Macroeconomic Determinants Of Financial Intermediation In Ecowas: Panel Evidence

Prof. Jegede, Charles Ayodele

Department of Finance, Lagos State University, Ojo, Lagos, Nigeria.

Eke, Patrick Omoruyi PhD

Department of Finance, Lagos State University, Ojo, Lagos, Nigeria.

Owolabi, Olasunkanmi Femi

Department of Finance, Lagos State University, Ojo, Lagos, Nigeria.
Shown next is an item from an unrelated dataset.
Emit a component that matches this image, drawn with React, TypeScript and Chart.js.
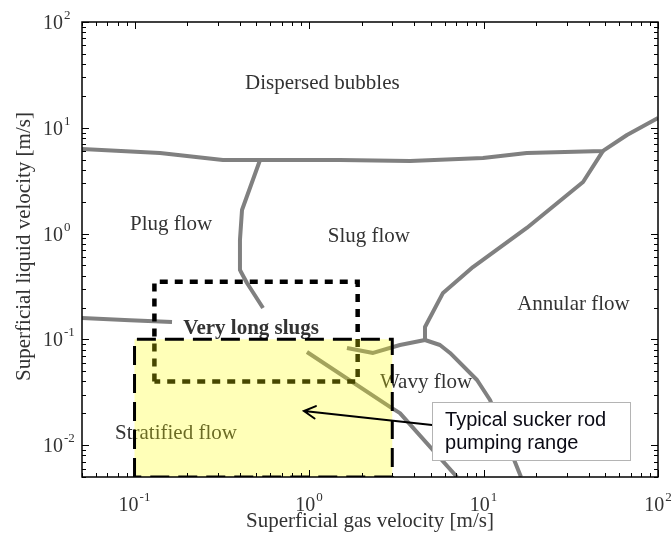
import { useEffect, useRef } from "react";
import { Chart, registerables } from "chart.js";

Chart.register(...registerables);

const SERIF = '"Liberation Serif", "Times New Roman", serif';
const SANS = '"Liberation Sans", Arial, sans-serif';
const TEXT_COLOR = "#333333";
const BOUNDARY_COLOR = "#808080";

// Axis ranges [m/s]
const gasVelocityRange = [0.05, 100];
const liquidVelocityRange = [0.005, 100];

// Regime boundaries: superficial gas velocity vs superficial liquid velocity
const dispersedBoundaryGas = [0.05, 0.14, 0.321, 1.5, 3.79, 9.93, 17.7, 48.4, 66.4, 100];
const dispersedBoundaryLiquid = [6.3, 5.78, 4.96, 4.96, 4.85, 5.19, 5.78, 6.04, 8.55, 12.4];

const annularBoundaryGas = [48.4, 37.2, 17.7, 8.7, 5.86, 4.62, 4.62];
const annularBoundaryLiquid = [6.04, 3.07, 1.13, 0.483, 0.275, 0.131, 0.0986];

const wavySlugBoundaryGas = [4.62, 3.32, 2.33, 1.65];
const wavySlugBoundaryLiquid = [0.0986, 0.0885, 0.0744, 0.083];

const wavyAnnularBoundaryGas = [4.62, 5.63, 6.43, 9.18, 10.9, 16.4];
const wavyAnnularBoundaryLiquid = [0.0986, 0.0885, 0.0744, 0.0413, 0.0267, 0.005];

const stratifiedWavyBoundaryGas = [0.973, 2.91, 3.32, 7.05];
const stratifiedWavyBoundaryLiquid = [0.076, 0.023, 0.0201, 0.005];

const plugSlugBoundaryGas = [0.524, 0.413, 0.402, 0.402, 0.441, 0.545];
const plugSlugBoundaryLiquid = [4.96, 1.67, 0.871, 0.453, 0.341, 0.198];

const plugStratifiedBoundaryGas = [0.05, 0.0942, 0.164];
const plugStratifiedBoundaryLiquid = [0.159, 0.152, 0.146];

// Very long slugs window and typical sucker rod pumping range
const longSlugGas = [0.13, 1.9];
const longSlugLiquid = [0.04, 0.35];
const pumpingGas = [0.1, 3];
const pumpingLiquid = [0.005, 0.1];

// Major tick exponents
const gasTickExponents = [-1, 0, 1, 2];
const liquidTickExponents = [-2, -1, 0, 1, 2];

// Regime names, anchored (left, baseline) in data units
const regimeLabels = [
  { text: "Dispersed bubbles", gas: 0.43, liquid: 23.3, bold: false },
  { text: "Plug flow", gas: 0.0942, liquid: 1.08, bold: false },
  { text: "Slug flow", gas: 1.28, liquid: 0.833, bold: false },
  { text: "Annular flow", gas: 15.6, liquid: 0.19, bold: false },
  { text: "Very long slugs", gas: 0.19, liquid: 0.1125, bold: true },
  { text: "Wavy flow", gas: 2.55, liquid: 0.0347, bold: false },
  { text: "Stratified flow", gas: 0.0773, liquid: 0.01145, bold: false },
];

// Callout box and its arrow
const calloutLines = ["Typical sucker rod", "pumping range"];
const calloutGas = [5.07, 69];
const calloutLiquid = [0.0072, 0.0256];
const arrowTail = { gas: 5.07, liquid: 0.0155 };
const arrowTip = { gas: 0.935, liquid: 0.021 };

function toPoints(xs: number[], ys: number[]) {
  return xs.map((x, i) => ({ x, y: ys[i] }));
}

function rectPoints(xr: number[], yr: number[]) {
  return [
    { x: xr[0], y: yr[0] },
    { x: xr[0], y: yr[1] },
    { x: xr[1], y: yr[1] },
    { x: xr[1], y: yr[0] },
    { x: xr[0], y: yr[0] },
  ];
}

function boundary(xs: number[], ys: number[]) {
  return {
    data: toPoints(xs, ys),
    showLine: true,
    borderColor: BOUNDARY_COLOR,
    borderWidth: 4,
    borderJoinStyle: "round" as const,
    borderCapStyle: "butt" as const,
    pointRadius: 0,
    fill: false,
    order: 3,
  };
}

function logTicks(min: number, max: number) {
  const out: { v: number; major: boolean }[] = [];
  for (let e = Math.floor(Math.log10(min)); e <= Math.ceil(Math.log10(max)); e++) {
    for (let k = 1; k <= 9; k++) {
      const v = k * Math.pow(10, e);
      if (v < min * 0.999 || v > max * 1.001) continue;
      out.push({ v, major: k === 1 });
    }
  }
  return out;
}

const decorations = {
  id: "flowMapDecorations",
  beforeDatasetsDraw(chart: any) {
    const { ctx } = chart;
    const xs = chart.scales.x;
    const ys = chart.scales.y;
    ctx.save();
    ctx.fillStyle = TEXT_COLOR;
    ctx.textAlign = "left";
    ctx.textBaseline = "alphabetic";
    for (const l of regimeLabels) {
      ctx.font = `${l.bold ? "bold " : ""}21px ${SERIF}`;
      ctx.fillText(l.text, xs.getPixelForValue(l.gas), ys.getPixelForValue(l.liquid));
    }
    ctx.restore();
  },
  afterDraw(chart: any) {
    const { ctx, chartArea } = chart;
    const { left, right, top, bottom } = chartArea;
    const xs = chart.scales.x;
    const ys = chart.scales.y;
    ctx.save();

    // inward ticks on all four sides
    ctx.strokeStyle = "#000";
    ctx.lineWidth = 1;
    ctx.beginPath();
    for (const t of logTicks(gasVelocityRange[0], gasVelocityRange[1])) {
      const px = Math.round(xs.getPixelForValue(t.v)) + 0.5;
      const len = t.major ? 7 : 4;
      ctx.moveTo(px, bottom);
      ctx.lineTo(px, bottom - len);
      ctx.moveTo(px, top);
      ctx.lineTo(px, top + len);
    }
    for (const t of logTicks(liquidVelocityRange[0], liquidVelocityRange[1])) {
      const py = Math.round(ys.getPixelForValue(t.v)) + 0.5;
      const len = t.major ? 7 : 4;
      ctx.moveTo(left, py);
      ctx.lineTo(left + len, py);
      ctx.moveTo(right, py);
      ctx.lineTo(right - len, py);
    }
    ctx.stroke();

    // frame
    ctx.lineWidth = 1.5;
    ctx.strokeRect(left, top, right - left, bottom - top);

    // tick labels as 10^n
    ctx.fillStyle = TEXT_COLOR;
    ctx.textBaseline = "alphabetic";
    ctx.textAlign = "left";
    const baseFont = `20px ${SERIF}`;
    const expFont = `13px ${SERIF}`;
    const drawPow = (x: number, y: number, e: number) => {
      ctx.font = baseFont;
      ctx.fillText("10", x, y);
      const w = ctx.measureText("10").width;
      ctx.font = expFont;
      ctx.fillText(String(e), x + w + 1, y - 10);
    };
    const powWidth = (e: number) => {
      ctx.font = baseFont;
      const w = ctx.measureText("10").width;
      ctx.font = expFont;
      return w + 1 + ctx.measureText(String(e)).width;
    };
    for (const e of gasTickExponents) {
      const px = xs.getPixelForValue(Math.pow(10, e));
      drawPow(px - powWidth(e) / 2, bottom + 34, e);
    }
    for (const e of liquidTickExponents) {
      const py = ys.getPixelForValue(Math.pow(10, e));
      drawPow(left - 39, py + 7, e);
    }

    // axis titles
    ctx.font = `21px ${SERIF}`;
    ctx.textAlign = "center";
    ctx.fillText("Superficial gas velocity [m/s]", (left + right) / 2, bottom + 50);
    ctx.save();
    ctx.translate(left - 52, (top + bottom) / 2 - 3);
    ctx.rotate(-Math.PI / 2);
    ctx.fillText("Superficial liquid velocity [m/s]", 0, 0);
    ctx.restore();

    // callout arrow
    const tx = xs.getPixelForValue(arrowTail.gas);
    const ty = ys.getPixelForValue(arrowTail.liquid);
    const hx = xs.getPixelForValue(arrowTip.gas);
    const hy = ys.getPixelForValue(arrowTip.liquid);
    const ang = Math.atan2(ty - hy, tx - hx);
    ctx.strokeStyle = "#000";
    ctx.lineWidth = 2;
    ctx.lineCap = "round";
    ctx.beginPath();
    ctx.moveTo(tx, ty);
    ctx.lineTo(hx, hy);
    ctx.moveTo(hx + 13 * Math.cos(ang + 0.5), hy + 13 * Math.sin(ang + 0.5));
    ctx.lineTo(hx, hy);
    ctx.lineTo(hx + 13 * Math.cos(ang - 0.5), hy + 13 * Math.sin(ang - 0.5));
    ctx.stroke();

    // callout box
    const bx0 = xs.getPixelForValue(calloutGas[0]);
    const bx1 = xs.getPixelForValue(calloutGas[1]);
    const by0 = ys.getPixelForValue(calloutLiquid[1]);
    const by1 = ys.getPixelForValue(calloutLiquid[0]);
    ctx.fillStyle = "#ffffff";
    ctx.fillRect(bx0, by0, bx1 - bx0, by1 - by0);
    ctx.strokeStyle = "#b4b4b4";
    ctx.lineWidth = 1;
    ctx.strokeRect(Math.round(bx0) + 0.5, Math.round(by0) + 0.5, Math.round(bx1 - bx0), Math.round(by1 - by0));
    ctx.fillStyle = "#0a0a14";
    ctx.font = `20px ${SANS}`;
    ctx.textAlign = "left";
    calloutLines.forEach((line, i) => {
      ctx.fillText(line, bx0 + 13, by0 + 24 + i * 23);
    });

    ctx.restore();
  },
};

export default function App() {
  const canvasRef = useRef<HTMLCanvasElement | null>(null);

  useEffect(() => {
    if (!canvasRef.current) return;
    const chart = new Chart(canvasRef.current, {
      type: "scatter",
      data: {
        datasets: [
          {
            // sucker rod pumping range: translucent yellow over everything
            data: rectPoints(pumpingGas, pumpingLiquid),
            showLine: true,
            borderColor: "#000000",
            borderWidth: 3,
            borderDash: [19, 9],
            backgroundColor: "rgba(255, 255, 0, 0.28)",
            fill: "shape",
            pointRadius: 0,
            order: 1,
          } as any,
          {
            data: rectPoints(longSlugGas, longSlugLiquid),
            showLine: true,
            borderColor: "#000000",
            borderWidth: 4.5,
            borderDash: [8, 7],
            fill: false,
            pointRadius: 0,
            order: 2,
          },
          boundary(dispersedBoundaryGas, dispersedBoundaryLiquid),
          boundary(annularBoundaryGas, annularBoundaryLiquid),
          boundary(wavySlugBoundaryGas, wavySlugBoundaryLiquid),
          boundary(wavyAnnularBoundaryGas, wavyAnnularBoundaryLiquid),
          boundary(stratifiedWavyBoundaryGas, stratifiedWavyBoundaryLiquid),
          boundary(plugSlugBoundaryGas, plugSlugBoundaryLiquid),
          boundary(plugStratifiedBoundaryGas, plugStratifiedBoundaryLiquid),
        ],
      },
      options: {
        responsive: true,
        maintainAspectRatio: false,
        animation: false,
        events: [],
        layout: { padding: { left: 82, right: 14, top: 22, bottom: 58 } },
        plugins: { legend: { display: false }, tooltip: { enabled: false } },
        scales: {
          x: { type: "logarithmic", min: gasVelocityRange[0], max: gasVelocityRange[1], display: false },
          y: { type: "logarithmic", min: liquidVelocityRange[0], max: liquidVelocityRange[1], display: false },
        },
      },
      plugins: [decorations],
    });
    return () => chart.destroy();
  }, []);

  return (
    <div style={{ position: "absolute", left: 0, top: 0, width: 672, height: 535, background: "#fff" }}>
      <canvas ref={canvasRef} />
    </div>
  );
}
Keywords: Financial intermediation, Macroeconomic variables, ECOWAS, Panel ARDL, Pooled Mean Group


Abstract

This study examines the impact of selected macroeconomic variables on financial intermediation in the Economic Community of West African States (ECOWAS) using panel data from ten member countries over the period 1997–2024. Financial intermediation is proxied by credit to the private sector, while key macroeconomic variables include interest rate spread, gross national savings, broad money supply, and economic growth. Employing a Panel Autoregressive Distributed Lag (ARDL) framework with Pooled Mean Group (PMG) and Mean Group (MG) estimators, the study investigates both short-run dynamics and long-run relationships among the variables. The results reveal the existence of a long-run cointegrating relationship between macroeconomic variables and financial intermediation in ECOWAS. Broad money supply emerges as the most significant determinant of financial intermediation in the long run, while interest rate spread and national savings exhibit weak and mixed effects. The error correction term is negative and statistically significant, confirming a stable long-run equilibrium relationship. These findings underscore the importance of macroeconomic stability and monetary deepening in enhancing financial intermediation in the ECOWAS region. The study provides relevant policy implications for monetary authorities and financial sector regulators seeking to strengthen financial intermediation and promote sustainable economic growth in West Africa.